GOAL OF THE EXERCISE »
Transcribe the material verbatim in full; the pictures do not belong in the copy.

DATASET CONTENT »
========
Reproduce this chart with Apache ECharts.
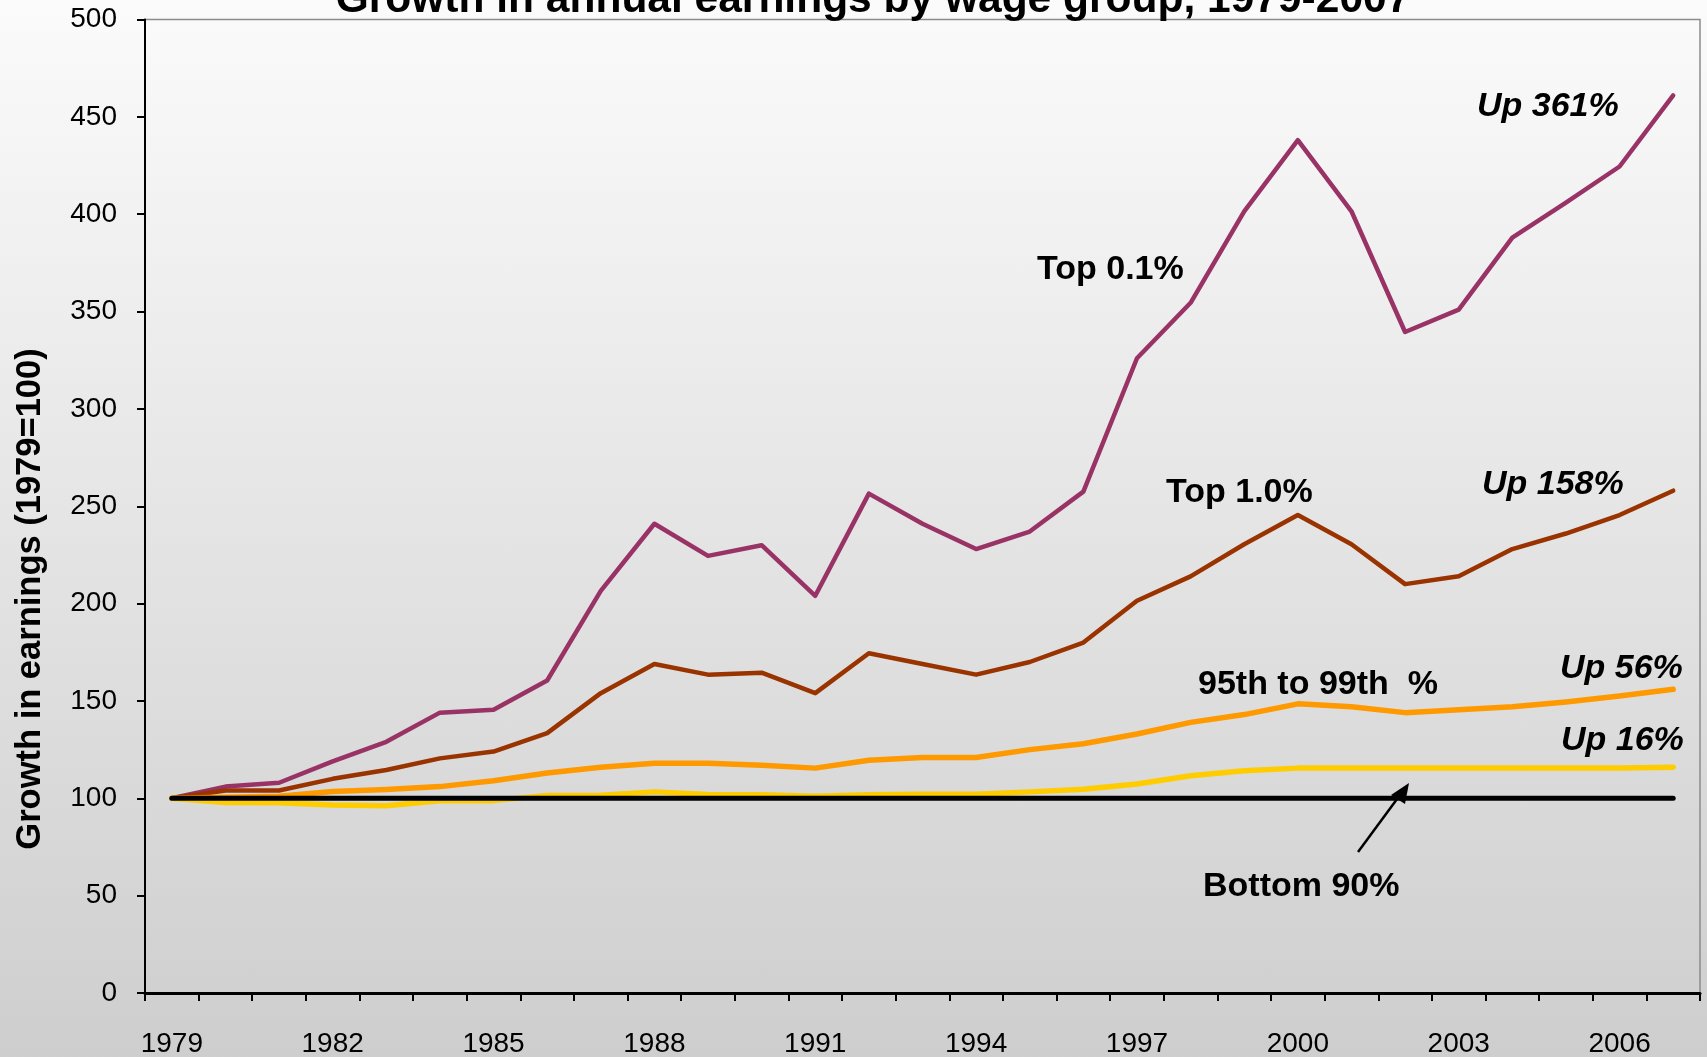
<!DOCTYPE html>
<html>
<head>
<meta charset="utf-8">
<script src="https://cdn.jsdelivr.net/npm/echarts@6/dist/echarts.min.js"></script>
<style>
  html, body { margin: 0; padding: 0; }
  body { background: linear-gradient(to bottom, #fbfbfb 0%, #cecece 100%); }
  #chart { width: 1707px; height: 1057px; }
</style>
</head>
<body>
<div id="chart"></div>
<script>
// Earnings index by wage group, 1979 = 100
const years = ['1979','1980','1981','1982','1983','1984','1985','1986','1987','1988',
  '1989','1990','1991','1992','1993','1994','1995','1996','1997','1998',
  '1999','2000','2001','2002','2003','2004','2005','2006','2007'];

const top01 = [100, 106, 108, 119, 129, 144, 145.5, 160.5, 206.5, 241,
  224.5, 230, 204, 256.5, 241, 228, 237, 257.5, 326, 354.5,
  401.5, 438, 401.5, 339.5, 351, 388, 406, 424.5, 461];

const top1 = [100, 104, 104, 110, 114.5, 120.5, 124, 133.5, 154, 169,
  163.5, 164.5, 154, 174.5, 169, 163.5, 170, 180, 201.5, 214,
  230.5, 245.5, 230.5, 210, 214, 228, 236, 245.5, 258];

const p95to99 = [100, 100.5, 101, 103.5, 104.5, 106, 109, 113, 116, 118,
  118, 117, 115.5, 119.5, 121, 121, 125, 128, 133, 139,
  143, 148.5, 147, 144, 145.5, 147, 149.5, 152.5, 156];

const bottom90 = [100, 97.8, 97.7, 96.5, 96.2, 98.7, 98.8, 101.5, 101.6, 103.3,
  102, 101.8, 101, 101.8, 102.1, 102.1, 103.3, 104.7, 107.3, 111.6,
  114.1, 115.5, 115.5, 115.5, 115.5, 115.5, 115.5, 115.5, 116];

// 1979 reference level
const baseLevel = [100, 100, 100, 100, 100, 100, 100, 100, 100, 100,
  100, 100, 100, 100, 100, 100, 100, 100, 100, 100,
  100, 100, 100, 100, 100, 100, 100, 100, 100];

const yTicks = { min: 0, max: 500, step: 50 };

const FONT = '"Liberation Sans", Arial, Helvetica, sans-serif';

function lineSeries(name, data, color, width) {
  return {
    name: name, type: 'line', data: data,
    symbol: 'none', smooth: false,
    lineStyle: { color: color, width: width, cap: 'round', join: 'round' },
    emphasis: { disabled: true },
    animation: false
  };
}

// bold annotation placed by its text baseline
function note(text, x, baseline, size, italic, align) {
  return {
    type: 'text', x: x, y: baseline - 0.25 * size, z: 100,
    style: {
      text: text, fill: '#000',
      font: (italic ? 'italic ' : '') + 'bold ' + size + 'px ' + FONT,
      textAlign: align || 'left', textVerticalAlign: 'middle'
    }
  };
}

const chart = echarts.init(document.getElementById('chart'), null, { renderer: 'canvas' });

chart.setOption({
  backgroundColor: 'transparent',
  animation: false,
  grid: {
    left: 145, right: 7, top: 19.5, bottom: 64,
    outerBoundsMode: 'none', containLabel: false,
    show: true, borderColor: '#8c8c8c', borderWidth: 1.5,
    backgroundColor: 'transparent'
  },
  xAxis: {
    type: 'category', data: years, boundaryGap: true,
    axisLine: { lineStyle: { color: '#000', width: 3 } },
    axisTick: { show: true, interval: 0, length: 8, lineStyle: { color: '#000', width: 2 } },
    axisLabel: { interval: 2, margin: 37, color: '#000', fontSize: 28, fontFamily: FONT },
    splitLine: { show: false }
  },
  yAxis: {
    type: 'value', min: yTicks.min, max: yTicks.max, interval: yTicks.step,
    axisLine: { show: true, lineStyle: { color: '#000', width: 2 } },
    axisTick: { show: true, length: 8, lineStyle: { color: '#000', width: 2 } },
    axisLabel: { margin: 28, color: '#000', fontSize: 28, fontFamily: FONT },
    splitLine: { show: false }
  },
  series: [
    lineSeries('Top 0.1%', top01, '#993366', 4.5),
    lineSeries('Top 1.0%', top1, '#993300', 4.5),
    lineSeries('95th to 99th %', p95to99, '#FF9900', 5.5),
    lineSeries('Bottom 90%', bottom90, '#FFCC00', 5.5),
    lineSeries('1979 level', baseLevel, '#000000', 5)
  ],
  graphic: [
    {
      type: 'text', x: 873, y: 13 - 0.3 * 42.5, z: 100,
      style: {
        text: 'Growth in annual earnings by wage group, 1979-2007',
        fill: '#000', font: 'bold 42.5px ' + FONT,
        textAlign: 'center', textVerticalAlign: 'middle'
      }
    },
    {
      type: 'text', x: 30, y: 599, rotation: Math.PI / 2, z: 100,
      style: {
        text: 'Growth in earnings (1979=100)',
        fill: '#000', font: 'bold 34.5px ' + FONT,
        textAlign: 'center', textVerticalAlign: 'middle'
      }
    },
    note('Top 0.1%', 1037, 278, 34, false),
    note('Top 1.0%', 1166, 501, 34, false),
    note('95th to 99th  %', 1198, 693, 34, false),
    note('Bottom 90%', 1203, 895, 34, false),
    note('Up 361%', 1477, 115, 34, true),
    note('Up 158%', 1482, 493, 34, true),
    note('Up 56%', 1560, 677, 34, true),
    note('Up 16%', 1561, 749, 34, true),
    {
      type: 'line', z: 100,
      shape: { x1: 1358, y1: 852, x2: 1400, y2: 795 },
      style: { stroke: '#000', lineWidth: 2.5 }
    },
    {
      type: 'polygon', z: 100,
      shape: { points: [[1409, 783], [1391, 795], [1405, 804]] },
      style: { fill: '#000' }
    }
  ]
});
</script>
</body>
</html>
========
FINAL ANSWER »
Reproduce this chart with Apache ECharts.
<!DOCTYPE html>
<html>
<head>
<meta charset="utf-8">
<script src="https://cdn.jsdelivr.net/npm/echarts@6/dist/echarts.min.js"></script>
<style>
  html, body { margin: 0; padding: 0; }
  body { background: linear-gradient(to bottom, #fbfbfb 0%, #cecece 100%); }
  #chart { width: 1707px; height: 1057px; }
</style>
</head>
<body>
<div id="chart"></div>
<script>
// Earnings index by wage group, 1979 = 100
const years = ['1979','1980','1981','1982','1983','1984','1985','1986','1987','1988',
  '1989','1990','1991','1992','1993','1994','1995','1996','1997','1998',
  '1999','2000','2001','2002','2003','2004','2005','2006','2007'];

const top01 = [100, 106, 108, 119, 129, 144, 145.5, 160.5, 206.5, 241,
  224.5, 230, 204, 256.5, 241, 228, 237, 257.5, 326, 354.5,
  401.5, 438, 401.5, 339.5, 351, 388, 406, 424.5, 461];

const top1 = [100, 104, 104, 110, 114.5, 120.5, 124, 133.5, 154, 169,
  163.5, 164.5, 154, 174.5, 169, 163.5, 170, 180, 201.5, 214,
  230.5, 245.5, 230.5, 210, 214, 228, 236, 245.5, 258];

const p95to99 = [100, 100.5, 101, 103.5, 104.5, 106, 109, 113, 116, 118,
  118, 117, 115.5, 119.5, 121, 121, 125, 128, 133, 139,
  143, 148.5, 147, 144, 145.5, 147, 149.5, 152.5, 156];

const bottom90 = [100, 97.8, 97.7, 96.5, 96.2, 98.7, 98.8, 101.5, 101.6, 103.3,
  102, 101.8, 101, 101.8, 102.1, 102.1, 103.3, 104.7, 107.3, 111.6,
  114.1, 115.5, 115.5, 115.5, 115.5, 115.5, 115.5, 115.5, 116];

// 1979 reference level
const baseLevel = [100, 100, 100, 100, 100, 100, 100, 100, 100, 100,
  100, 100, 100, 100, 100, 100, 100, 100, 100, 100,
  100, 100, 100, 100, 100, 100, 100, 100, 100];

const yTicks = { min: 0, max: 500, step: 50 };

const FONT = '"Liberation Sans", Arial, Helvetica, sans-serif';

function lineSeries(name, data, color, width) {
  return {
    name: name, type: 'line', data: data,
    symbol: 'none', smooth: false,
    lineStyle: { color: color, width: width, cap: 'round', join: 'round' },
    emphasis: { disabled: true },
    animation: false
  };
}

// bold annotation placed by its text baseline
function note(text, x, baseline, size, italic, align) {
  return {
    type: 'text', x: x, y: baseline - 0.25 * size, z: 100,
    style: {
      text: text, fill: '#000',
      font: (italic ? 'italic ' : '') + 'bold ' + size + 'px ' + FONT,
      textAlign: align || 'left', textVerticalAlign: 'middle'
    }
  };
}

const chart = echarts.init(document.getElementById('chart'), null, { renderer: 'canvas' });

chart.setOption({
  backgroundColor: 'transparent',
  animation: false,
  grid: {
    left: 145, right: 7, top: 19.5, bottom: 64,
    outerBoundsMode: 'none', containLabel: false,
    show: true, borderColor: '#8c8c8c', borderWidth: 1.5,
    backgroundColor: 'transparent'
  },
  xAxis: {
    type: 'category', data: years, boundaryGap: true,
    axisLine: { lineStyle: { color: '#000', width: 3 } },
    axisTick: { show: true, interval: 0, length: 8, lineStyle: { color: '#000', width: 2 } },
    axisLabel: { interval: 2, margin: 37, color: '#000', fontSize: 28, fontFamily: FONT },
    splitLine: { show: false }
  },
  yAxis: {
    type: 'value', min: yTicks.min, max: yTicks.max, interval: yTicks.step,
    axisLine: { show: true, lineStyle: { color: '#000', width: 2 } },
    axisTick: { show: true, length: 8, lineStyle: { color: '#000', width: 2 } },
    axisLabel: { margin: 28, color: '#000', fontSize: 28, fontFamily: FONT },
    splitLine: { show: false }
  },
  series: [
    lineSeries('Top 0.1%', top01, '#993366', 4.5),
    lineSeries('Top 1.0%', top1, '#993300', 4.5),
    lineSeries('95th to 99th %', p95to99, '#FF9900', 5.5),
    lineSeries('Bottom 90%', bottom90, '#FFCC00', 5.5),
    lineSeries('1979 level', baseLevel, '#000000', 5)
  ],
  graphic: [
    {
      type: 'text', x: 873, y: 13 - 0.3 * 42.5, z: 100,
      style: {
        text: 'Growth in annual earnings by wage group, 1979-2007',
        fill: '#000', font: 'bold 42.5px ' + FONT,
        textAlign: 'center', textVerticalAlign: 'middle'
      }
    },
    {
      type: 'text', x: 30, y: 599, rotation: Math.PI / 2, z: 100,
      style: {
        text: 'Growth in earnings (1979=100)',
        fill: '#000', font: 'bold 34.5px ' + FONT,
        textAlign: 'center', textVerticalAlign: 'middle'
      }
    },
    note('Top 0.1%', 1037, 278, 34, false),
    note('Top 1.0%', 1166, 501, 34, false),
    note('95th to 99th  %', 1198, 693, 34, false),
    note('Bottom 90%', 1203, 895, 34, false),
    note('Up 361%', 1477, 115, 34, true),
    note('Up 158%', 1482, 493, 34, true),
    note('Up 56%', 1560, 677, 34, true),
    note('Up 16%', 1561, 749, 34, true),
    {
      type: 'line', z: 100,
      shape: { x1: 1358, y1: 852, x2: 1400, y2: 795 },
      style: { stroke: '#000', lineWidth: 2.5 }
    },
    {
      type: 'polygon', z: 100,
      shape: { points: [[1409, 783], [1391, 795], [1405, 804]] },
      style: { fill: '#000' }
    }
  ]
});
</script>
</body>
</html>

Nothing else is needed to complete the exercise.